Since the extension of the franchise in the 19th century and the gradual ascension of the House of Commons over the House of Lords, the state and its institutions have had a greater claim to be genuinely impartial. This has been especially true since the rise of the classless society in the 1960s. This would, however, be undermined by a privately-run court system. The courts would be run by their shareholders and investors, who are by definition capitalists, for their own profit. Justice would mean private justice on behalf of the rich. And almost certainly it would lead to corruption and conflicts of interests. How would a system of private courts successfully prosecute a leading shareholder or the chairman of the company that runs them? Everyone is supposed to be equal before the law, but in those cases there would be great opportunity for the accused to interfere with the judicial process in his favour. In short, he could put pressure on the judge, as a friend or employee, and gain acquittal.

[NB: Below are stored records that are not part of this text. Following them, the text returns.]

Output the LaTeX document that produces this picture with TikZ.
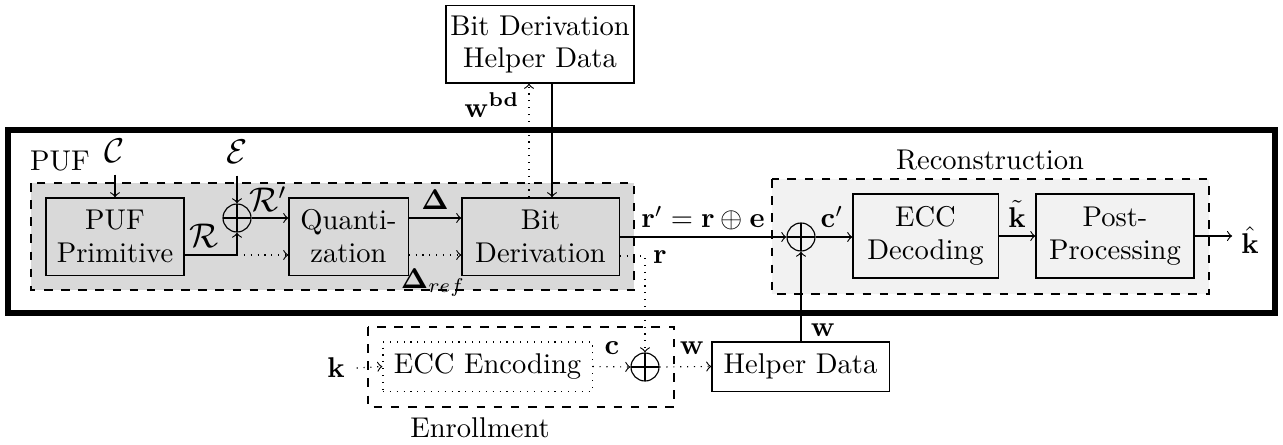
\documentclass[tikz,border=0pt]{standalone}
\usepackage{amsmath,bm}
\begin{document}
\begin{tikzpicture}[x=0.35pt,y=-0.35pt,font=\fontsize{10pt}{11.5pt}\selectfont,
  block/.style={draw,align=center,inner sep=1.5pt},
  xor/.style={draw,circle,minimum size=9.8pt,inner sep=0pt,
    path picture={\draw (path picture bounding box.north) -- (path picture bounding box.south)
      (path picture bounding box.west) -- (path picture bounding box.east);}},
  lbl/.style={inner sep=1pt},
  group/.style={dashed}]
\useasboundingbox (0,0) rectangle (1283,445);

\draw [line width=1.8pt] (8,130) rectangle (1275,313);
\draw [group,fill=gray!30] (31,183) rectangle (634,290);
\draw [group,fill=gray!10] (772,179) rectangle (1209,294);
\draw [group] (368,327) rectangle (674,407);

\node (puflbl) at (60,161) {PUF};
\node (reclbl) at (990,160) {Reconstruction};
\node (enrlbl) at (480,428) {Enrollment};

\node [block,minimum width=48.3pt,minimum height=27pt] (prim) at (115,236.5) {PUF\\Primitive};
\node [block,minimum width=41.7pt,minimum height=27pt] (quant) at (348.5,236.5) {Quanti-\\zation};
\node [block,minimum width=55pt,minimum height=27pt] (bitder) at (540.5,236.5) {Bit\\Derivation};
\node [block,fill=white,minimum width=64.4pt,minimum height=27pt] (bdhd) at (540,44.5) {Bit Derivation\\Helper Data};
\node [block,minimum width=50.8pt,minimum height=29.4pt] (dec) at (925.5,236) {ECC\\Decoding};
\node [block,minimum width=55.3pt,minimum height=29.4pt] (post) at (1115,236) {Post-\\Processing};
\node [block,minimum width=62pt,minimum height=17.2pt] (helper) at (800.5,366.5) {Helper Data};
\node [block,dotted,minimum width=73.2pt,minimum height=17.2pt] (enc) at (487.5,366.5) {ECC Encoding};

\node [xor] (xor1) at (237,218) {};
\node [xor] (xor2) at (801,237) {};
\node [xor] (xor3) at (645,367) {};

\node [lbl] (cin) at (115,151) {\large$\mathcal{C}$};
\node [lbl] (ein) at (237,152) {\large$\mathcal{E}$};
\node [lbl] (rlbl) at (204,236) {\large$\mathcal{R}$};
\node [lbl] (rplbl) at (268,199) {\large$\mathcal{R}'$};
\node [lbl] (dlbl) at (435,200) {$\bm{\Delta}$};
\node [lbl] (dreflbl) at (433,283) {$\bm{\Delta}_{ref}$};
\node [lbl] (wbdlbl) at (492,105) {$\mathbf{w}^{\mathbf{bd}}$};
\node [lbl] (rpelbl) at (703,218) {$\mathbf{r}'=\mathbf{r}\oplus\mathbf{e}$};
\node [lbl] (rrlbl) at (660,257) {$\mathbf{r}$};
\node [lbl] (cplbl) at (832,217) {$\mathbf{c}'$};
\node [lbl] (ktlbl) at (1017,214) {$\tilde{\mathbf{k}}$};
\node [lbl] (khat) at (1250,240) {$\hat{\mathbf{k}}$};
\node [lbl] (wlbl) at (823,330) {$\mathbf{w}$};
\node [lbl] (kin) at (336,368) {$\mathbf{k}$};
\node [lbl] (clbl) at (612,348) {$\mathbf{c}$};
\node [lbl] (wwlbl) at (692,348) {$\mathbf{w}$};

\coordinate (rsplit) at (237,255);
\coordinate (bdin) at (552,0);
\coordinate (bdout) at (529,0);
\coordinate (rdot) at (645,256);

\draw [->] ([yshift=-3pt]cin.south) -- (prim.north);
\draw [->] ([yshift=-3pt]ein.south) -- (xor1.north);
\draw [->] (prim.east |- rsplit) -- (rsplit) -- (xor1.south);
\draw [dotted,->] (rsplit) -- (quant.west |- rsplit);
\draw [->] (xor1.east) -- (quant.west |- xor1);
\draw [->] (quant.east |- xor1) -- (bitder.west |- xor1);
\draw [dotted,->] (quant.east |- rsplit) -- (bitder.west |- rsplit);
\draw [->] (bdhd.south -| bdin) -- (bitder.north -| bdin);
\draw [dotted,->] (bitder.north -| bdout) -- (bdhd.south -| bdout);
\draw [->] (bitder.east |- xor2) -- (xor2.west);
\draw [dotted,->] (bitder.east |- rdot) -| (xor3.north);
\draw [->] (xor2.east) -- (dec.west |- xor2);
\draw [->] (dec.east) -- (post.west);
\draw [->] (post.east) -- ([xshift=-2pt]khat.west |- post);
\draw [->] (helper.north -| xor2) -- (xor2.south);
\draw [dotted,->] ([xshift=3pt]kin.east) -- (enc.west);
\draw [dotted,->] (enc.east) -- (xor3.west);
\draw [dotted,->] (xor3.east) -- (helper.west);
\end{tikzpicture}
\end{document}
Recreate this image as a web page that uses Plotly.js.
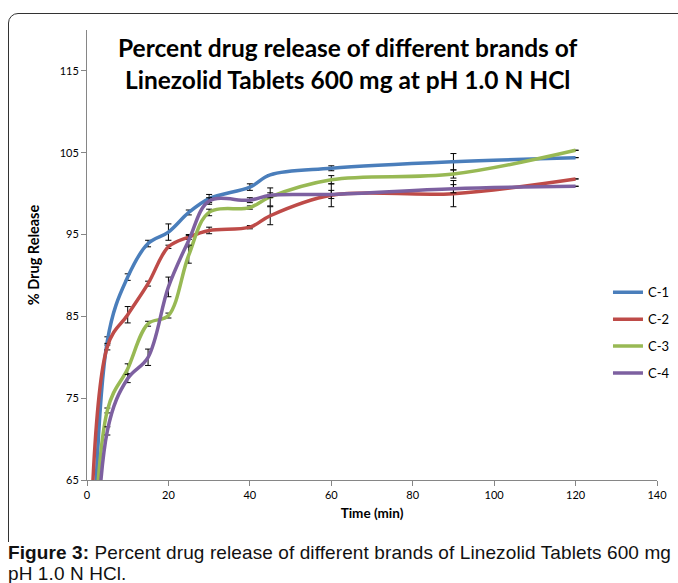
<!DOCTYPE html>
<html>
<head>
<meta charset="utf-8">
<script src="https://cdn.plot.ly/plotly-3.0.1.min.js"></script>
<style>
  html, body { margin: 0; padding: 0; width: 678px; height: 583px; overflow: hidden; background: #fff; }
  #box { position: absolute; left: 8px; top: 13px; width: 720px; height: 580px; border: 1.3px solid #333; border-radius: 10px; }
  #chart { position: absolute; left: 0; top: 0; width: 678px; height: 583px; }
  #caption { position: absolute; left: 0; top: 542px; width: 678px; height: 45px; background: #fff;
             font-family: "Liberation Sans", Arial, sans-serif; font-size: 19px; line-height: 21px; color: #111;
             padding-left: 8px; box-sizing: border-box; white-space: nowrap; letter-spacing: 0.1px; }
</style>
</head>
<body>
<div id="box"></div>
<div id="chart"></div>
<div id="caption"><b>Figure 3:</b> Percent drug release of different brands of Linezolid Tablets 600 mg<br>pH 1.0 N HCl.</div>
<script>
// Time points (min)
const time = [0, 5, 10, 15, 20, 25, 30, 40, 45, 60, 90, 120];
// % drug release
const c1 = [0, 82.0, 89.8, 93.9, 95.3, 97.7, 99.4, 100.8, 102.3, 103.1, 103.9, 104.4];
const c2 = [0, 81.3, 85.2, 89.0, 93.5, 94.7, 95.5, 95.9, 97.3, 99.8, 100.0, 101.8];
const c3 = [0, 73.5, 78.6, 84.1, 85.1, 92.5, 97.7, 98.3, 99.6, 101.7, 102.4, 105.3];
const c4 = [0, 71.0, 77.4, 80.0, 88.6, 94.3, 99.1, 99.2, 99.8, 99.9, 100.6, 100.9];
// standard deviations
const e1 = [0, 0.5, 0.4, 0.4, 1.0, 0.3, 0.5, 0.4, 0, 0.3, 1.0, 0];
const e2 = [0, 0.4, 1.0, 0.3, 0.2, 0.3, 0.4, 0.2, 1.1, 1.4, 1.6, 0];
const e3 = [0, 0.3, 0.6, 0.3, 0.3, 1.0, 0.4, 0.2, 1.1, 0.5, 0.5, 0];
const e4 = [0, 0.5, 0.5, 1.0, 1.2, 0.6, 0.4, 0.3, 0.3, 0.5, 0.5, 0];
const names = ["C-1", "C-2", "C-3", "C-4"];
const colors = ["#4A7EBB", "#BE4B48", "#98B954", "#7D60A0"];

const series = [c1, c2, c3, c4];
const errs = [e1, e2, e3, e4];
const traces = series.map((s, i) => ({
  x: time, y: s, name: names[i], type: "scatter", mode: "lines",
  line: { color: colors[i], width: 3.5, shape: "spline", smoothing: 1 },
  error_y: { type: "data", array: errs[i], visible: true, color: "#000", thickness: 1, width: 3 },
  legendgroup: "g" + i
}));

const fam = "Lato, 'Open Sans', sans-serif";
const axisFont = { family: fam, size: 11, color: "#000" };
const layout = {
  width: 678, height: 583,
  paper_bgcolor: "rgba(0,0,0,0)", plot_bgcolor: "rgba(0,0,0,0)",
  margin: { l: 87, r: 21, t: 30, b: 103, autoexpand: false },
  showlegend: true,
  legend: { x: 0.914, y: 0.327, xanchor: "left", yanchor: "middle", traceorder: "grouped", tracegroupgap: 7,
            font: { family: fam, size: 13, color: "#000" }, bgcolor: "rgba(0,0,0,0)" },
  xaxis: {
    range: [0, 140], tick0: 0, dtick: 20, showgrid: false, zeroline: false,
    showline: true, linecolor: "#868686", linewidth: 1, ticks: "outside", ticklen: 5, tickcolor: "#868686",
    tickfont: axisFont, automargin: false,
    title: { text: "<b>Time (min)</b>", font: { family: fam, size: 13.5, color: "#000" }, standoff: 8 }
  },
  yaxis: {
    range: [65, 120], tick0: 65, dtick: 10, showgrid: false, zeroline: false,
    showline: true, linecolor: "#868686", linewidth: 1, ticks: "outside", ticklen: 5, tickcolor: "#868686",
    tickfont: axisFont, automargin: false,
    title: { text: "<b>% Drug Release</b>", font: { family: fam, size: 14.5, color: "#000" }, standoff: 16 }
  },
  annotations: [{
    xref: "paper", yref: "paper", x: 0.458, y: 0.926, xanchor: "center", yanchor: "middle",
    text: "<b>Percent drug release of different brands of<br>Linezolid Tablets 600 mg at pH 1.0 N HCl</b>",
    showarrow: false, align: "center",
    font: { family: fam, size: 24.5, color: "#000" }
  }]
};

Plotly.newPlot("chart", traces, layout, { displayModeBar: false, staticPlot: true });
</script>
</body>
</html>
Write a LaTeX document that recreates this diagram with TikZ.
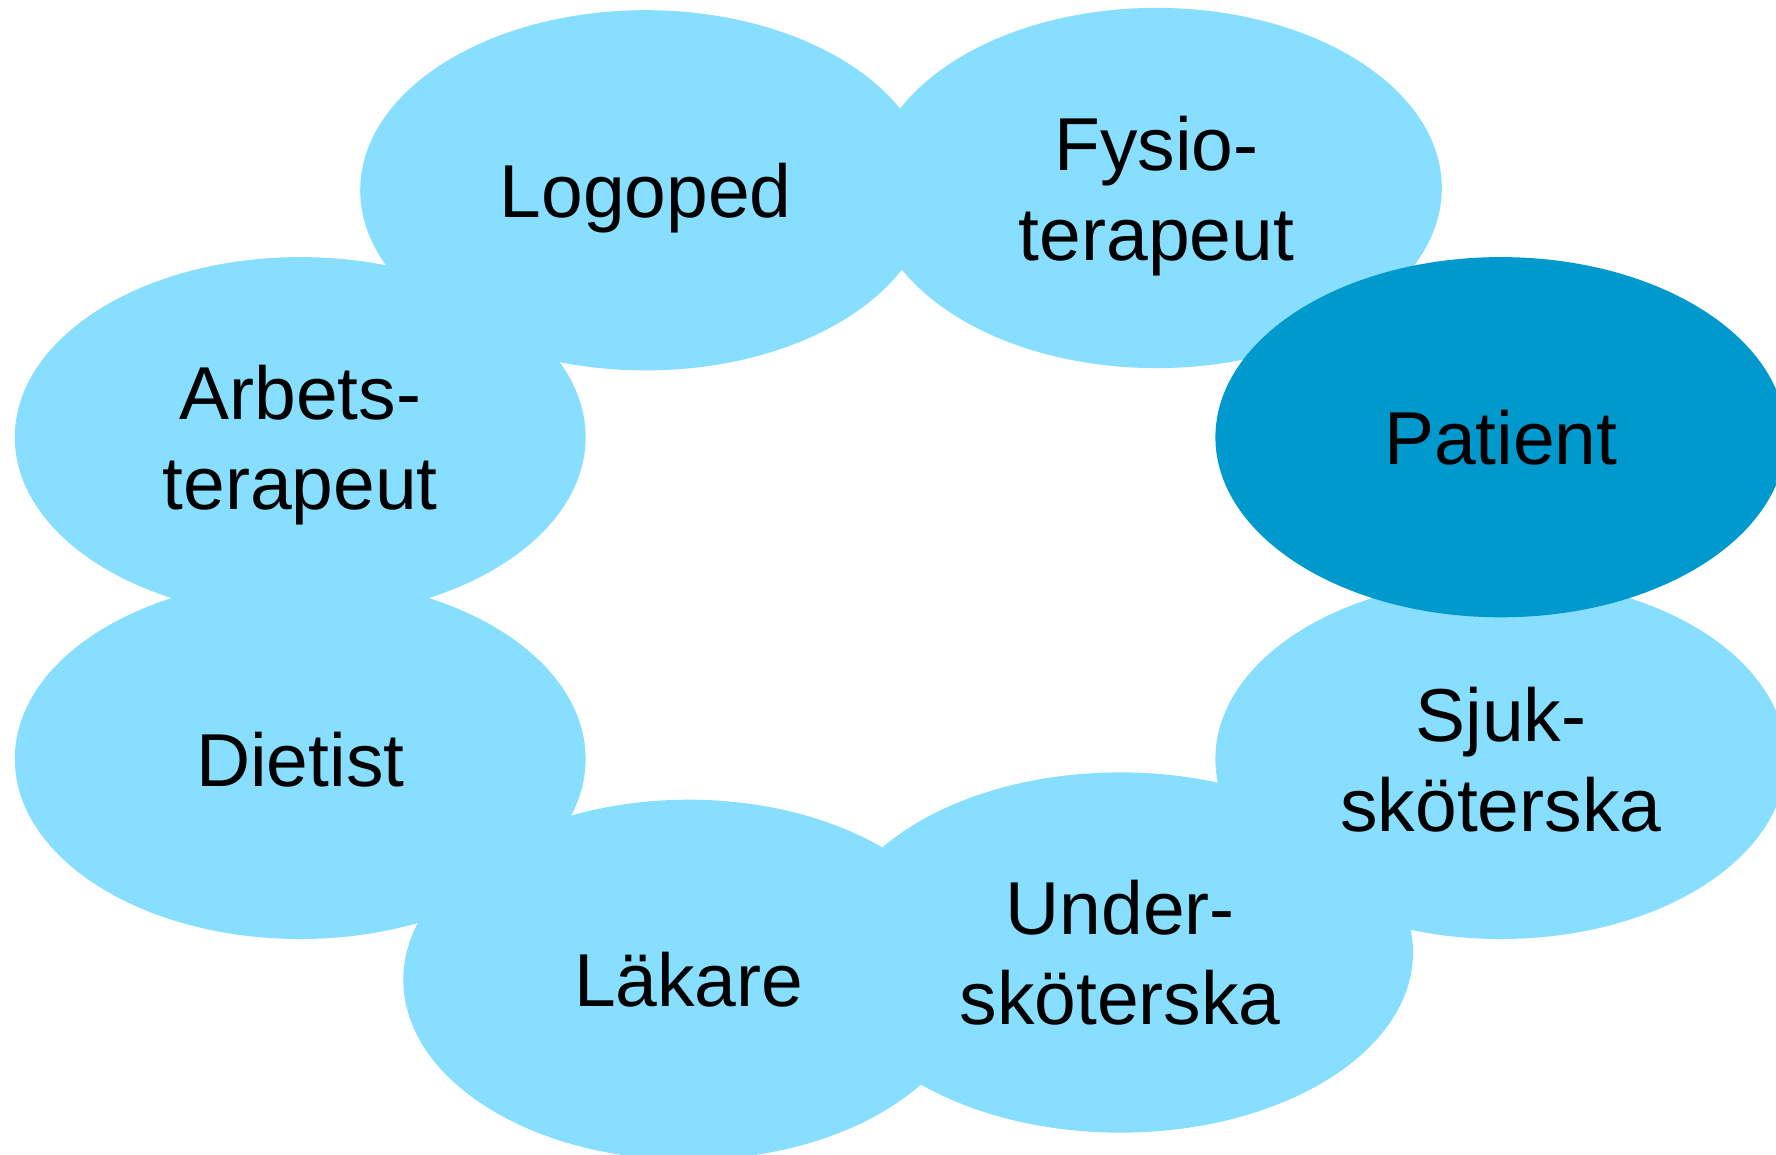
\documentclass[tikz,border=0pt]{standalone}
\usepackage{fontspec}
\setmainfont{Liberation Sans}
\usetikzlibrary{shapes.geometric}
\definecolor{lightb}{RGB}{135,222,255}
\definecolor{darkb}{RGB}{0,153,206}
\begin{document}
\begin{tikzpicture}[x=1pt,y=-1pt,
  blob/.style={ellipse, fill=lightb, draw=none, inner sep=0pt,
    minimum width=570.8pt, minimum height=360.2pt, align=center,
    font=\fontsize{75}{90}\selectfont, text=black, text depth=0pt},
  patientblob/.style={blob, fill=darkb}]
\useasboundingbox (0,0) rectangle (1776,1155);
\clip (0,0) rectangle (1776,1155);
\node[blob] (logoped) at (645.6,190.3) {Logoped};
\node[blob] (fysio) at (1156.4,188.0) {Fysio-\\terapeut};
\node[blob] (arbets) at (300.2,437.2) {Arbets-\\terapeut};
\node[blob] (dietist) at (300.2,758.9) {Dietist};
\node[blob] (lakare) at (688.7,979.8) {Läkare};
\node[blob, minimum width=585.6pt] (under) at (1120.2,952.5) {Under-\\sköterska};
\node[blob] (sjuk) at (1500.8,758.9) {Sjuk-\\sköterska};
\node[patientblob] (patient) at (1500.8,437.2) {Patient};
\end{tikzpicture}
\end{document}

The Conservatives have claimed that they are rolling back the frontiers of the state. They aren’t. They are privatising its institutions, but these still have all the authority and coercive power of the state, but are far more likely to be partial in their decisions.

The privatisation of the courts is a profoundly immoral idea, that completely undermines the idea of the state as the dispenser of impartial justice regardless of social origin. It should be rejected without hesitation.